— Begin —

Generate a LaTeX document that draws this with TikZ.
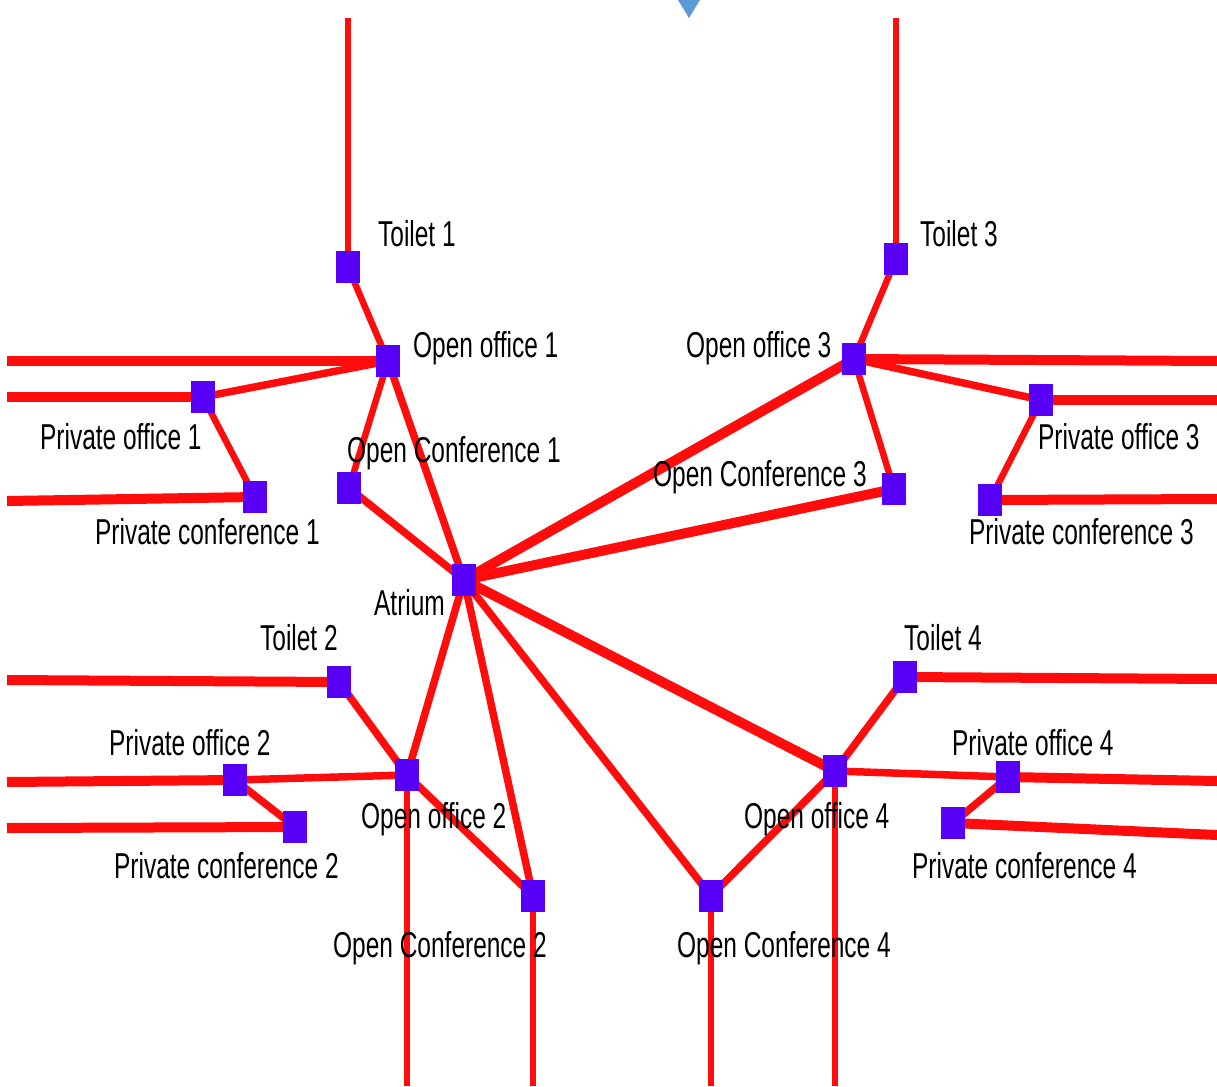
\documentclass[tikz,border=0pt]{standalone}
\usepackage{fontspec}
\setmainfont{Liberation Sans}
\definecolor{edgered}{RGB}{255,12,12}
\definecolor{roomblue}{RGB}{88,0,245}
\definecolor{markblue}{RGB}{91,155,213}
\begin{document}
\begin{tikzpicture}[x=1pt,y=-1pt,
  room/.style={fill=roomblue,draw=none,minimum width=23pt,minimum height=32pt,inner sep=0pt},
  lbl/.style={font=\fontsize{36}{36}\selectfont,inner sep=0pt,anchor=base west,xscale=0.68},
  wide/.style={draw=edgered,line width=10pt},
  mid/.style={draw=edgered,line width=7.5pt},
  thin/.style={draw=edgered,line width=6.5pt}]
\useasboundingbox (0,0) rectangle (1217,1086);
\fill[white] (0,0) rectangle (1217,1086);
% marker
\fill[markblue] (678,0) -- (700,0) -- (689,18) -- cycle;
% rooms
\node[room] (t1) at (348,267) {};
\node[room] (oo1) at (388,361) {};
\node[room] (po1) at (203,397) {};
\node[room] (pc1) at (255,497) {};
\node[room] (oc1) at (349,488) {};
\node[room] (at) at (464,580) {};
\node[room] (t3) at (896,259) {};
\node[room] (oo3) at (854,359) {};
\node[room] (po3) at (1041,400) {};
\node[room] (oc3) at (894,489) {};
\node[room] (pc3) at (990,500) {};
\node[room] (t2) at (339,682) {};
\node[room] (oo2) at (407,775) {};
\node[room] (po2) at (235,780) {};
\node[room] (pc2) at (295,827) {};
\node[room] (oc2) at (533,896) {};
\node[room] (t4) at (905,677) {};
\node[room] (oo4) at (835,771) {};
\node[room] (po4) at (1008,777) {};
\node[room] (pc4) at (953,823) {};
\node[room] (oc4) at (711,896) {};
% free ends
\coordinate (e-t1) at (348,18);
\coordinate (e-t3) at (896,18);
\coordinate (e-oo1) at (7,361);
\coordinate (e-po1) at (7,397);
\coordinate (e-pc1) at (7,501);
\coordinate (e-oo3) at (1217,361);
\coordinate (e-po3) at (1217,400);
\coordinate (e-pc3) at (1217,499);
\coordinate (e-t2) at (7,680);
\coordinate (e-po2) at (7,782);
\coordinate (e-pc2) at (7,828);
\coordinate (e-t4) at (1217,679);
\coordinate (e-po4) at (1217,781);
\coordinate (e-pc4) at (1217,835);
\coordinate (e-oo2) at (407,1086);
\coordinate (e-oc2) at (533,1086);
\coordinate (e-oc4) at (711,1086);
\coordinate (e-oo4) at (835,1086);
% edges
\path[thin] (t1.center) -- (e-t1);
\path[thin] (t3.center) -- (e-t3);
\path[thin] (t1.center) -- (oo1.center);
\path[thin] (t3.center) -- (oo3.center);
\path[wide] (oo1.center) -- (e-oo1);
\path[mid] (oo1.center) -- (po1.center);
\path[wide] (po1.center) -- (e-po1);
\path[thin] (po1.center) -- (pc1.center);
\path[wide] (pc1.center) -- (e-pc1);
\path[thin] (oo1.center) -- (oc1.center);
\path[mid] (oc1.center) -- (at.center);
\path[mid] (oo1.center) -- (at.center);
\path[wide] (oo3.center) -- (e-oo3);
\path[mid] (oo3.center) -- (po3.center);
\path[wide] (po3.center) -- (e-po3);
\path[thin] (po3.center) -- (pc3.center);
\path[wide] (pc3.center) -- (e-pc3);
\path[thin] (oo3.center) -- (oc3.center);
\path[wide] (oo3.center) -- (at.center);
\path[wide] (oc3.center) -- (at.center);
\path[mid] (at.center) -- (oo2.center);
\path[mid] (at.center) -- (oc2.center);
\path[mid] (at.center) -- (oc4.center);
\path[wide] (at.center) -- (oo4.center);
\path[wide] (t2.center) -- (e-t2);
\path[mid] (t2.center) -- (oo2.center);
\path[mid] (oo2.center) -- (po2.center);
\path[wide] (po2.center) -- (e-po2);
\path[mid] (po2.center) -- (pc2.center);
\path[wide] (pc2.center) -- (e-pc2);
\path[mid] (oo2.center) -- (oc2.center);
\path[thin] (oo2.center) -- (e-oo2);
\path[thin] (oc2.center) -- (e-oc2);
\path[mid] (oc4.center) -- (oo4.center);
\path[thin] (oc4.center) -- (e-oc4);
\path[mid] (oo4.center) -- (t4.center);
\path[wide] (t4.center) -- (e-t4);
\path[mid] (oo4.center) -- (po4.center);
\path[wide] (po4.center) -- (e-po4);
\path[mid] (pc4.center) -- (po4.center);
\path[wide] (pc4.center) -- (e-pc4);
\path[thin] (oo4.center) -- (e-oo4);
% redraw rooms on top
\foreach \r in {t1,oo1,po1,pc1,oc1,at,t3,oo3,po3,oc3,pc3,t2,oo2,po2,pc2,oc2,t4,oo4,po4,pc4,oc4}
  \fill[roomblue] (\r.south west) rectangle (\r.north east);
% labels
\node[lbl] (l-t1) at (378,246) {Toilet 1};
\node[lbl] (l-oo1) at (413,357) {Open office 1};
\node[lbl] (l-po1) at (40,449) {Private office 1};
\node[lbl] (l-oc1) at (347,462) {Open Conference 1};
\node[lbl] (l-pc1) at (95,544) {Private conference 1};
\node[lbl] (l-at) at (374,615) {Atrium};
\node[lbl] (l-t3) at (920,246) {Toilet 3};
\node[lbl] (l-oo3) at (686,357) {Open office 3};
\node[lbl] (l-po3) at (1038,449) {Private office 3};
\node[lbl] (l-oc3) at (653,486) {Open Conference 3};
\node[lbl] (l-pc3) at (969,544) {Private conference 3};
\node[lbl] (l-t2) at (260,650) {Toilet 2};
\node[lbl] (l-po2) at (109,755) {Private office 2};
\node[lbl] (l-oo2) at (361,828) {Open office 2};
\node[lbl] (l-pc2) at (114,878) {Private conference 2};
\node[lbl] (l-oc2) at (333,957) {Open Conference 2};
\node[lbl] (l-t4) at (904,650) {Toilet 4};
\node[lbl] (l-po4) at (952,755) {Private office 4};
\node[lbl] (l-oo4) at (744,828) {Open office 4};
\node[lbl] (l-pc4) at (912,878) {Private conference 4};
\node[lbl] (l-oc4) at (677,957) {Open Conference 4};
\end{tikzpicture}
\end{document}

— End —

▶ [REQUIREMENTS]:
Copy all the lines of data exactly as they appear, dropping any images.

▶ [TASK OUTPUT]:
Generate a LaTeX document that draws this with TikZ.
\documentclass[tikz,border=0pt]{standalone}
\usepackage{fontspec}
\setmainfont{Liberation Sans}
\definecolor{edgered}{RGB}{255,12,12}
\definecolor{roomblue}{RGB}{88,0,245}
\definecolor{markblue}{RGB}{91,155,213}
\begin{document}
\begin{tikzpicture}[x=1pt,y=-1pt,
  room/.style={fill=roomblue,draw=none,minimum width=23pt,minimum height=32pt,inner sep=0pt},
  lbl/.style={font=\fontsize{36}{36}\selectfont,inner sep=0pt,anchor=base west,xscale=0.68},
  wide/.style={draw=edgered,line width=10pt},
  mid/.style={draw=edgered,line width=7.5pt},
  thin/.style={draw=edgered,line width=6.5pt}]
\useasboundingbox (0,0) rectangle (1217,1086);
\fill[white] (0,0) rectangle (1217,1086);
% marker
\fill[markblue] (678,0) -- (700,0) -- (689,18) -- cycle;
% rooms
\node[room] (t1) at (348,267) {};
\node[room] (oo1) at (388,361) {};
\node[room] (po1) at (203,397) {};
\node[room] (pc1) at (255,497) {};
\node[room] (oc1) at (349,488) {};
\node[room] (at) at (464,580) {};
\node[room] (t3) at (896,259) {};
\node[room] (oo3) at (854,359) {};
\node[room] (po3) at (1041,400) {};
\node[room] (oc3) at (894,489) {};
\node[room] (pc3) at (990,500) {};
\node[room] (t2) at (339,682) {};
\node[room] (oo2) at (407,775) {};
\node[room] (po2) at (235,780) {};
\node[room] (pc2) at (295,827) {};
\node[room] (oc2) at (533,896) {};
\node[room] (t4) at (905,677) {};
\node[room] (oo4) at (835,771) {};
\node[room] (po4) at (1008,777) {};
\node[room] (pc4) at (953,823) {};
\node[room] (oc4) at (711,896) {};
% free ends
\coordinate (e-t1) at (348,18);
\coordinate (e-t3) at (896,18);
\coordinate (e-oo1) at (7,361);
\coordinate (e-po1) at (7,397);
\coordinate (e-pc1) at (7,501);
\coordinate (e-oo3) at (1217,361);
\coordinate (e-po3) at (1217,400);
\coordinate (e-pc3) at (1217,499);
\coordinate (e-t2) at (7,680);
\coordinate (e-po2) at (7,782);
\coordinate (e-pc2) at (7,828);
\coordinate (e-t4) at (1217,679);
\coordinate (e-po4) at (1217,781);
\coordinate (e-pc4) at (1217,835);
\coordinate (e-oo2) at (407,1086);
\coordinate (e-oc2) at (533,1086);
\coordinate (e-oc4) at (711,1086);
\coordinate (e-oo4) at (835,1086);
% edges
\path[thin] (t1.center) -- (e-t1);
\path[thin] (t3.center) -- (e-t3);
\path[thin] (t1.center) -- (oo1.center);
\path[thin] (t3.center) -- (oo3.center);
\path[wide] (oo1.center) -- (e-oo1);
\path[mid] (oo1.center) -- (po1.center);
\path[wide] (po1.center) -- (e-po1);
\path[thin] (po1.center) -- (pc1.center);
\path[wide] (pc1.center) -- (e-pc1);
\path[thin] (oo1.center) -- (oc1.center);
\path[mid] (oc1.center) -- (at.center);
\path[mid] (oo1.center) -- (at.center);
\path[wide] (oo3.center) -- (e-oo3);
\path[mid] (oo3.center) -- (po3.center);
\path[wide] (po3.center) -- (e-po3);
\path[thin] (po3.center) -- (pc3.center);
\path[wide] (pc3.center) -- (e-pc3);
\path[thin] (oo3.center) -- (oc3.center);
\path[wide] (oo3.center) -- (at.center);
\path[wide] (oc3.center) -- (at.center);
\path[mid] (at.center) -- (oo2.center);
\path[mid] (at.center) -- (oc2.center);
\path[mid] (at.center) -- (oc4.center);
\path[wide] (at.center) -- (oo4.center);
\path[wide] (t2.center) -- (e-t2);
\path[mid] (t2.center) -- (oo2.center);
\path[mid] (oo2.center) -- (po2.center);
\path[wide] (po2.center) -- (e-po2);
\path[mid] (po2.center) -- (pc2.center);
\path[wide] (pc2.center) -- (e-pc2);
\path[mid] (oo2.center) -- (oc2.center);
\path[thin] (oo2.center) -- (e-oo2);
\path[thin] (oc2.center) -- (e-oc2);
\path[mid] (oc4.center) -- (oo4.center);
\path[thin] (oc4.center) -- (e-oc4);
\path[mid] (oo4.center) -- (t4.center);
\path[wide] (t4.center) -- (e-t4);
\path[mid] (oo4.center) -- (po4.center);
\path[wide] (po4.center) -- (e-po4);
\path[mid] (pc4.center) -- (po4.center);
\path[wide] (pc4.center) -- (e-pc4);
\path[thin] (oo4.center) -- (e-oo4);
% redraw rooms on top
\foreach \r in {t1,oo1,po1,pc1,oc1,at,t3,oo3,po3,oc3,pc3,t2,oo2,po2,pc2,oc2,t4,oo4,po4,pc4,oc4}
  \fill[roomblue] (\r.south west) rectangle (\r.north east);
% labels
\node[lbl] (l-t1) at (378,246) {Toilet 1};
\node[lbl] (l-oo1) at (413,357) {Open office 1};
\node[lbl] (l-po1) at (40,449) {Private office 1};
\node[lbl] (l-oc1) at (347,462) {Open Conference 1};
\node[lbl] (l-pc1) at (95,544) {Private conference 1};
\node[lbl] (l-at) at (374,615) {Atrium};
\node[lbl] (l-t3) at (920,246) {Toilet 3};
\node[lbl] (l-oo3) at (686,357) {Open office 3};
\node[lbl] (l-po3) at (1038,449) {Private office 3};
\node[lbl] (l-oc3) at (653,486) {Open Conference 3};
\node[lbl] (l-pc3) at (969,544) {Private conference 3};
\node[lbl] (l-t2) at (260,650) {Toilet 2};
\node[lbl] (l-po2) at (109,755) {Private office 2};
\node[lbl] (l-oo2) at (361,828) {Open office 2};
\node[lbl] (l-pc2) at (114,878) {Private conference 2};
\node[lbl] (l-oc2) at (333,957) {Open Conference 2};
\node[lbl] (l-t4) at (904,650) {Toilet 4};
\node[lbl] (l-po4) at (952,755) {Private office 4};
\node[lbl] (l-oo4) at (744,828) {Open office 4};
\node[lbl] (l-pc4) at (912,878) {Private conference 4};
\node[lbl] (l-oc4) at (677,957) {Open Conference 4};
\end{tikzpicture}
\end{document}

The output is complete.